Kullanılan bütün ürünler atılıyor. Üretimin ucuzlaması birçok ürünün sadece bir kullanım için üretimini sağladı. Bir kez kullanım için üretilen plastik ürünlerin aslında büyük bir kısmı son derece sağlıksız. Okuduğum bir gazete haberinde bir kez kullanım için üretilen plastik bardaklar üzerinde farklı numaraların bulunduğunu yazıyordu. Büyüteçle baktığımızla görebildiğimiz rakam, bilenler için bir anlamı vardı: o rakamın yazılı olduğu plastik bardaklarla kesinlikle su içilmesi sakıncalıydı. Ama temizliğe özen gösteren bizler, aynı bardaklarla soğuk, ya da sıcak içecekleri tüketiyorduk. Önce kendi sağlığımızı, sonra yaşadığımız çevreyi kirletiyoruz farkında olmadan.
Gündemi etkilemediği için kısa sürede unutulan bir haber kimsenin ilgisini çekmedi. Uzmanlar, piyasaya pet şişelerle, damacanalarla hazır su satan firmaların ürünlerini incelemişler. Hatırı sayılır bir rakamda firmanın ürünleri temiz, sağlıklı çıkmamış. Diğer gıda maddeleri için de benzer şeyler söylenebilir mi?

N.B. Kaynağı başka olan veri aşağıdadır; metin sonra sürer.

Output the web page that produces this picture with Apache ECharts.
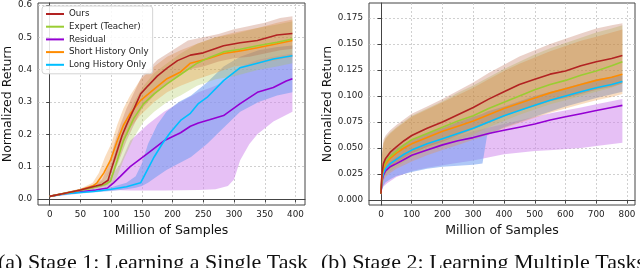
<!DOCTYPE html>
<html><head><meta charset="utf-8">
<script src="https://cdn.jsdelivr.net/npm/echarts@6/dist/echarts.min.js"></script>
<style>html,body{margin:0;padding:0;background:#fff;overflow:hidden}#c{width:640px;height:268px}</style>
</head><body><div id="c"></div>
<script>
// ---------- labels ----------
const seriesNames = ['Ours', 'Expert (Teacher)', 'Residual', 'Short History Only', 'Long History Only'];
const xTitle = 'Million of Samples';
const yTitle = 'Normalized Return';
const captionA = '(a) Stage 1: Learning a Single Task';
const captionB = '(b) Stage 2: Learning Multiple Tasks';

// ---------- tick labels ----------
const s1XTicks = [0, 50, 100, 150, 200, 250, 300, 350, 400];
const s1YTicks = [0, 0.1, 0.2, 0.3, 0.4, 0.5, 0.6];
const s2XTicks = [0, 100, 200, 300, 400, 500, 600, 700, 800];
const s2YTicks = [0, 0.025, 0.05, 0.075, 0.1, 0.125, 0.15, 0.175];

// ---------- Stage 1 mean curves [x, value] ----------
const s1Ours = [[0,0.008],[25,0.018],[50,0.028],[75,0.04],[85,0.045],[95,0.058],[100,0.09],[105,0.12],[110,0.15],[118,0.197],[126,0.233],[136,0.274],[148,0.325],[160,0.35],[175,0.38],[191,0.405],[208,0.428],[229,0.445],[250,0.452],[283,0.474],[310,0.483],[338,0.49],[370,0.507],[395,0.512]];
const s1Expert = [[0,0.008],[25,0.018],[50,0.027],[75,0.037],[90,0.045],[99,0.055],[110,0.12],[120,0.18],[137,0.25],[153,0.295],[170,0.325],[191,0.356],[213,0.385],[240,0.42],[260,0.438],[283,0.455],[310,0.463],[338,0.474],[370,0.485],[395,0.495]];
const s1Residual = [[0,0.008],[25,0.017],[50,0.022],[75,0.028],[94,0.034],[104,0.05],[115,0.07],[131,0.1],[159,0.14],[186,0.18],[213,0.205],[229,0.225],[242,0.235],[260,0.245],[283,0.258],[310,0.295],[338,0.33],[364,0.345],[385,0.365],[395,0.372]];
const s1Short = [[0,0.008],[25,0.018],[50,0.028],[70,0.04],[77,0.05],[88,0.08],[99,0.12],[110,0.18],[120,0.228],[131,0.264],[148,0.305],[170,0.34],[191,0.372],[213,0.393],[229,0.42],[260,0.435],[283,0.45],[310,0.458],[338,0.468],[370,0.48],[395,0.49]];
const s1Long = [[0,0.008],[25,0.016],[50,0.02],[75,0.024],[100,0.03],[125,0.038],[148,0.05],[159,0.09],[170,0.13],[183,0.17],[196,0.205],[213,0.243],[229,0.265],[242,0.295],[256,0.314],[283,0.366],[310,0.406],[338,0.42],[364,0.433],[395,0.443]];

// ---------- Stage 1 spread bands [x, low, high] ----------
const s1OursBand = [[0,0.006,0.011],[25,0.015,0.021],[50,0.024,0.032],[75,0.034,0.047],[85,0.038,0.06],[95,0.045,0.1],[105,0.08,0.17],[115,0.13,0.23],[125,0.18,0.28],[135,0.22,0.32],[150,0.28,0.38],[175,0.33,0.43],[200,0.37,0.46],[225,0.4,0.49],[250,0.41,0.5],[275,0.425,0.51],[300,0.435,0.525],[325,0.44,0.535],[350,0.45,0.545],[375,0.46,0.56],[395,0.465,0.565]];
const s1ExpertBand = [[0,0.006,0.011],[25,0.015,0.021],[50,0.023,0.031],[75,0.031,0.044],[90,0.037,0.06],[100,0.04,0.1],[110,0.07,0.17],[120,0.12,0.23],[137,0.19,0.3],[153,0.24,0.35],[170,0.27,0.39],[191,0.3,0.42],[213,0.32,0.45],[240,0.35,0.48],[270,0.37,0.5],[300,0.38,0.51],[340,0.4,0.53],[370,0.41,0.54],[395,0.42,0.55]];
const s1ShortBand = [[0,0.006,0.011],[25,0.015,0.021],[50,0.023,0.032],[70,0.032,0.05],[80,0.04,0.08],[90,0.06,0.13],[100,0.09,0.17],[110,0.13,0.23],[120,0.18,0.28],[131,0.22,0.32],[148,0.26,0.37],[170,0.3,0.41],[191,0.33,0.44],[213,0.35,0.46],[240,0.37,0.48],[270,0.39,0.5],[300,0.41,0.515],[340,0.42,0.53],[370,0.43,0.545],[395,0.44,0.555]];
const s1LongBand = [[0,0.006,0.011],[50,0.017,0.024],[100,0.025,0.036],[125,0.03,0.05],[140,0.035,0.07],[150,0.04,0.11],[160,0.05,0.17],[175,0.07,0.23],[190,0.09,0.27],[210,0.11,0.3],[230,0.13,0.32],[256,0.17,0.36],[283,0.22,0.41],[310,0.27,0.44],[340,0.3,0.46],[370,0.32,0.47],[395,0.33,0.475]];
const s1ResidualBand = [[0,0.006,0.011],[50,0.019,0.026],[90,0.025,0.045],[104,0.027,0.08],[115,0.027,0.11],[131,0.026,0.18],[159,0.026,0.23],[186,0.026,0.27],[213,0.027,0.3],[242,0.028,0.33],[270,0.03,0.35],[290,0.04,0.37],[300,0.06,0.39],[310,0.12,0.41],[325,0.17,0.42],[338,0.2,0.43],[364,0.24,0.44],[395,0.27,0.45]];

// ---------- Stage 2 mean curves [x, value] ----------
const s2Ours = [[0,0.006],[3,0.025],[8,0.035],[15,0.04],[30,0.046],[50,0.051],[75,0.057],[100,0.062],[150,0.069],[200,0.075],[250,0.082],[300,0.089],[350,0.097],[400,0.104],[450,0.111],[500,0.116],[550,0.121],[600,0.124],[650,0.129],[700,0.133],[750,0.136],[785,0.139]];
const s2Expert = [[0,0.006],[3,0.024],[8,0.032],[15,0.037],[30,0.042],[50,0.047],[75,0.053],[100,0.058],[150,0.064],[200,0.07],[250,0.076],[300,0.081],[350,0.088],[400,0.094],[450,0.1],[500,0.106],[550,0.111],[600,0.115],[650,0.12],[700,0.124],[750,0.129],[785,0.133]];
const s2Residual = [[0,0.006],[3,0.018],[8,0.024],[15,0.028],[30,0.032],[50,0.035],[75,0.039],[100,0.043],[150,0.048],[200,0.053],[250,0.057],[300,0.06],[350,0.064],[400,0.067],[450,0.07],[500,0.073],[550,0.077],[600,0.08],[650,0.083],[700,0.086],[750,0.089],[785,0.091]];
const s2Short = [[0,0.006],[3,0.023],[8,0.03],[15,0.035],[30,0.04],[50,0.045],[75,0.05],[100,0.054],[150,0.06],[200,0.066],[250,0.071],[300,0.076],[350,0.082],[400,0.088],[450,0.093],[500,0.098],[550,0.103],[600,0.107],[650,0.111],[700,0.115],[750,0.118],[785,0.121]];
const s2Long = [[0,0.006],[3,0.02],[8,0.026],[15,0.03],[30,0.035],[50,0.039],[75,0.044],[100,0.048],[150,0.054],[200,0.059],[250,0.064],[300,0.069],[350,0.075],[400,0.081],[450,0.086],[500,0.091],[550,0.096],[600,0.1],[650,0.104],[700,0.108],[750,0.111],[785,0.114]];

// ---------- Stage 2 spread bands [x, low, high] ----------
const s2OursBand = [[0,0.004,0.01],[3,0.015,0.045],[8,0.022,0.058],[15,0.027,0.062],[30,0.032,0.067],[50,0.036,0.072],[100,0.045,0.083],[150,0.051,0.09],[200,0.056,0.097],[250,0.062,0.105],[300,0.068,0.113],[350,0.074,0.122],[400,0.08,0.13],[450,0.086,0.138],[500,0.09,0.144],[550,0.095,0.15],[600,0.098,0.155],[650,0.102,0.16],[700,0.106,0.165],[750,0.109,0.168],[785,0.112,0.17]];
const s2ExpertBand = [[0,0.004,0.01],[3,0.014,0.043],[8,0.02,0.055],[15,0.024,0.06],[30,0.028,0.065],[50,0.032,0.07],[100,0.041,0.081],[150,0.047,0.088],[200,0.052,0.095],[250,0.058,0.103],[300,0.063,0.11],[350,0.07,0.118],[400,0.076,0.126],[450,0.082,0.133],[500,0.087,0.14],[550,0.092,0.146],[600,0.096,0.151],[650,0.1,0.156],[700,0.104,0.161],[750,0.108,0.165],[785,0.112,0.168]];
const s2ShortBand = [[0,0.004,0.01],[3,0.013,0.042],[8,0.018,0.054],[15,0.022,0.059],[30,0.026,0.064],[50,0.03,0.069],[100,0.037,0.08],[150,0.043,0.087],[200,0.048,0.094],[250,0.053,0.101],[300,0.058,0.108],[350,0.063,0.116],[400,0.069,0.124],[450,0.074,0.131],[500,0.079,0.137],[550,0.084,0.143],[600,0.088,0.148],[650,0.092,0.153],[700,0.096,0.157],[750,0.099,0.161],[785,0.102,0.164]];
const s2LongBand = [[0,0.004,0.009],[3,0.01,0.03],[8,0.014,0.037],[15,0.017,0.041],[30,0.02,0.046],[50,0.023,0.05],[100,0.027,0.058],[150,0.03,0.064],[200,0.032,0.069],[250,0.033,0.075],[300,0.034,0.08],[330,0.035,0.083],[345,0.062,0.085],[400,0.07,0.09],[500,0.08,0.1],[600,0.09,0.108],[700,0.098,0.116],[785,0.104,0.12]];
const s2ResidualBand = [[0,0.004,0.009],[3,0.01,0.025],[8,0.013,0.03],[20,0.016,0.035],[50,0.022,0.041],[100,0.028,0.047],[150,0.031,0.053],[235,0.035,0.06],[300,0.038,0.066],[400,0.044,0.073],[500,0.047,0.08],[560,0.048,0.084],[650,0.05,0.089],[700,0.052,0.092],[785,0.055,0.097]];

// ---------- styles ----------
const lineColors = ['#b22222', '#9acd32', '#9400d3', '#ff8c00', '#00bfff'];
const bandColors = ['rgba(180,90,60,0.28)', 'rgba(170,200,80,0.30)', 'rgba(205,130,235,0.50)', 'rgba(235,150,60,0.32)', 'rgba(110,155,240,0.55)'];
const frameColor = '#444';

function bandSeries(name, rows, color, gi) {
  return {
    type: 'custom', name: name, xAxisIndex: gi, yAxisIndex: gi, data: rows, silent: true, z: 1,
    encode: { x: 0, y: [1, 2] },
    renderItem: function (params, api) {
      if (params.dataIndex !== 0) return null;
      const top = rows.map(function (r) { return api.coord([r[0], r[2]]); });
      const bot = rows.map(function (r) { return api.coord([r[0], r[1]]); }).reverse();
      return { type: 'polygon', shape: { points: top.concat(bot) }, style: { fill: color } };
    }
  };
}
function lineSeries(idx, data, gi) {
  return {
    type: 'line', name: seriesNames[idx], data: data, xAxisIndex: gi, yAxisIndex: gi,
    symbol: 'none', z: 3, animation: false,
    lineStyle: { width: 1.6, color: lineColors[idx] }, itemStyle: { color: lineColors[idx] }
  };
}
function xAxis(gi, min, max, ticks) {
  return {
    type: 'value', gridIndex: gi, min: min, max: max,
    name: xTitle, nameLocation: 'middle', nameGap: 14,
    nameTextStyle: { fontFamily: 'DejaVu Sans', fontSize: 12.5, color: '#111' },
    axisLine: { show: true, lineStyle: { color: frameColor, width: 1 } },
    axisTick: { show: true, length: 3.5, customValues: ticks, lineStyle: { color: frameColor } },
    axisLabel: { customValues: ticks, margin: 5, fontFamily: 'DejaVu Sans', fontSize: 8.8, color: '#222',
      formatter: function (v) { return String(Math.round(v)); } },
    splitLine: { show: true, lineStyle: { color: '#c4c4c4', width: 0.8, type: [2, 2] } }
  };
}
function yAxis(gi, min, max, ticks, digits, gap) {
  return {
    type: 'value', gridIndex: gi, min: min, max: max,
    name: yTitle, nameLocation: 'middle', nameGap: gap,
    nameTextStyle: { fontFamily: 'DejaVu Sans', fontSize: 12.5, color: '#111' },
    axisLine: { show: true, lineStyle: { color: frameColor, width: 1 } },
    axisTick: { show: true, length: 3.5, customValues: ticks, lineStyle: { color: frameColor } },
    axisLabel: { customValues: ticks, margin: 6, fontFamily: 'DejaVu Sans', fontSize: 8.8, color: '#222',
      formatter: function (v) { return v.toFixed(digits); } },
    splitLine: { show: true, lineStyle: { color: '#c4c4c4', width: 0.8, type: [2, 2] } }
  };
}

const chart = echarts.init(document.getElementById('c'), null, { renderer: 'canvas' });
chart.setOption({
  animation: false,
  backgroundColor: '#fff',
  grid: [
    { left: 38, top: 3, width: 267, height: 202, show: true, borderColor: frameColor, borderWidth: 1, backgroundColor: '#fff' },
    { left: 369, top: 3, width: 266, height: 202, show: true, borderColor: frameColor, borderWidth: 1, backgroundColor: '#fff' }
  ],
  xAxis: [xAxis(0, -19, 415.5, s1XTicks), xAxis(1, -39, 826, s2XTicks)],
  yAxis: [yAxis(0, -0.0186, 0.6062, s1YTicks, 1, 23), yAxis(1, -0.0048, 0.1894, s2YTicks, 3, 31)],
  legend: {
    data: seriesNames.map(function (n) { return { name: n, icon: 'rect' }; }),
    orient: 'vertical', left: 42, top: 6,
    itemWidth: 18, itemHeight: 2, itemGap: 0.7,
    padding: [2, 4, 3, 4],
    backgroundColor: 'rgba(255,255,255,0.85)', borderColor: '#d4d4d4', borderWidth: 1, borderRadius: 3,
    textStyle: { fontFamily: 'DejaVu Sans', fontSize: 8.7, lineHeight: 12, color: '#222' }
  },
  graphic: [
    { type: 'text', left: -2, top: 252, style: { text: captionA, font: '22px "Liberation Serif"', fill: '#111' } },
    { type: 'text', left: 321, top: 252, style: { text: captionB, font: '22px "Liberation Serif"', fill: '#111' } }
  ],
  series: [
    bandSeries('b1r', s1ResidualBand, bandColors[2], 0),
    bandSeries('b1l', s1LongBand, bandColors[4], 0),
    bandSeries('b1e', s1ExpertBand, bandColors[1], 0),
    bandSeries('b1s', s1ShortBand, bandColors[3], 0),
    bandSeries('b1o', s1OursBand, bandColors[0], 0),
    lineSeries(2, s1Residual, 0),
    lineSeries(4, s1Long, 0),
    lineSeries(3, s1Short, 0),
    lineSeries(1, s1Expert, 0),
    lineSeries(0, s1Ours, 0),
    bandSeries('b2r', s2ResidualBand, bandColors[2], 1),
    bandSeries('b2l', s2LongBand, bandColors[4], 1),
    bandSeries('b2e', s2ExpertBand, bandColors[1], 1),
    bandSeries('b2s', s2ShortBand, bandColors[3], 1),
    bandSeries('b2o', s2OursBand, bandColors[0], 1),
    lineSeries(2, s2Residual, 1),
    lineSeries(4, s2Long, 1),
    lineSeries(3, s2Short, 1),
    lineSeries(1, s2Expert, 1),
    lineSeries(0, s2Ours, 1)
  ]
});
</script></body></html>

Yapılan yanlışlar, çok yakında Aşık Veysel’in “Benim sadık yarim kara topraktır” şiirinde yer alan dizleri tersine çevirecek gibi. Yapılan yanlışlar tarım alanlarını, temiz su kaynaklarını kirletiyor. Binlerce yıl doğaya zarar verecek kimyasal atıklar var. Uygarlaşma adına yaşadığımız çevreyi, kendi ülkemizi yok ediyoruz.
Yıllar öncesinde patates üretimi yapılan tarlaların içine otomobil farikası kurulur. Yetkilinin biri çıkar geçmişte bilmem kaç ton patatesle bir otomobil alındığını alkışlar arasında dile getirir. Kimse çıkıp bir kilo patatesle kaç kişinin karnının doyduğunu; insanların aç kaldığında otomobille karnını doyurmadığını söyleyemez.